Governor John Bel Edwards released a statement Wednesday following the passing of the Rev. Billy Graham.
“Donna and I count ourselves among the millions whose lives were touched by the teachings of Rev.
Billy Graham, and we send our deepest condolences to his family. He was loved by those of many different faiths. Rev. Graham lived what he preached as evidenced by his global influence as a faith leader and his passion for evangelizing to people everywhere. He certainly had a special place in his heart for Louisiana as his legacy of prison ministry was actively involved in helping to reform the lives of those who as he put it had lost their way at Angola prison. Always working toward creating a more just and united society, Rev. Graham adhered to his calling of spreading the love and forgiveness of Christ. We join our prayers to those of so many Louisianans for the family of Rev. Graham as they celebrate his life and the impact of his preaching that will be remembered for years to come.”
Rev. Billy Graham and his family have actively supported prison ministry work at Angola prison for many years, funding the construction of a chapel in Ruth Graham’s name in 2006 and an additional chapel through the work of Rev. Franklin Graham’s ministry the Samaritan’s Purse International in 2009.

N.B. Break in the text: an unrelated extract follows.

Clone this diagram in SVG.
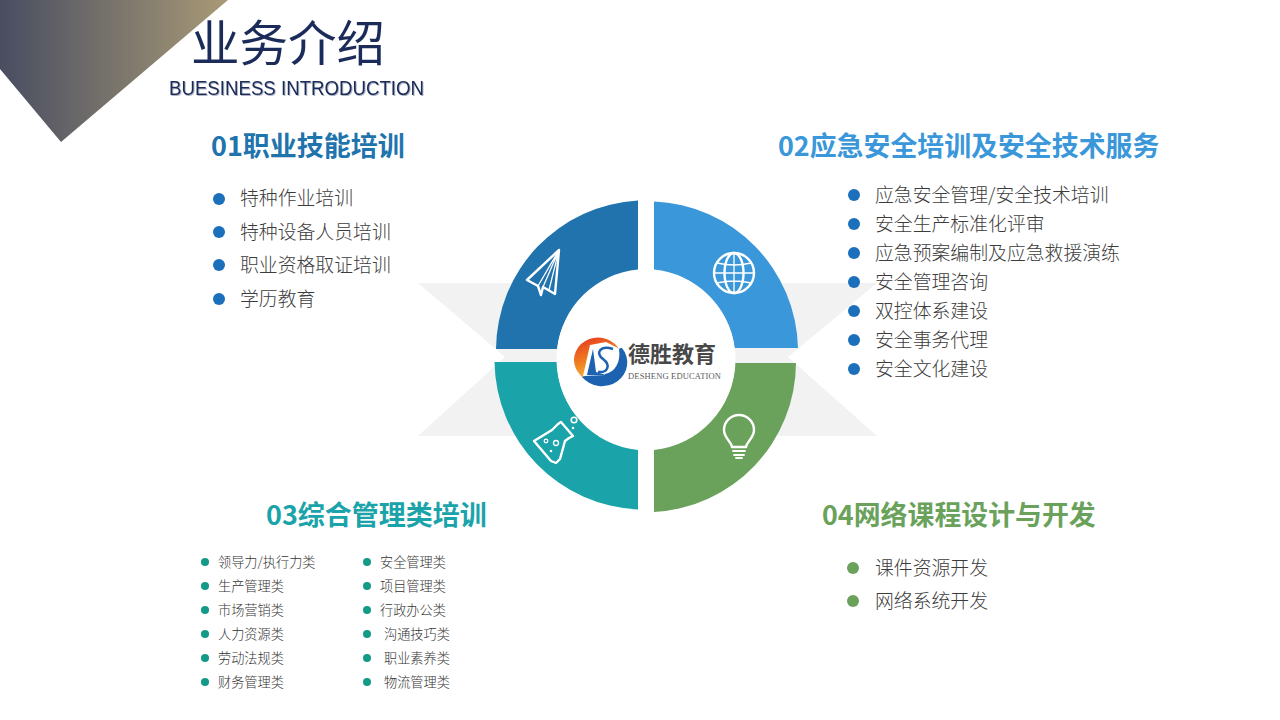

Department of Corrections Secretary Jimmy Leblanc said, “We are saddened of the news of the death of Reverend Billy Graham. Rev. Graham was a true friend of the Louisiana Department of Corrections, and added tremendously to the morale rehabilitation efforts at Louisiana State Penitentiary. Over the years his association made donations toward the construction of several of the chapels at Angola. He was a firm believer in the redemption of the incarcerated, and he was a great supporter of changing hearts and minds for the best. Over the years, two of Rev. Graham’s children, Franklin and Ruth visited the prison to conduct services in the prison chapels. Our sympathies are with his family.”
Taken with the beauty and simplicity of the caskets constructed by inmates at the Angola prison during a visit in 2005, Rev. Franklin Graham requested the construction of a casket for each of his parents. In 2007, Ruth Graham was buried in one of the caskets commissioned by her son from Angola.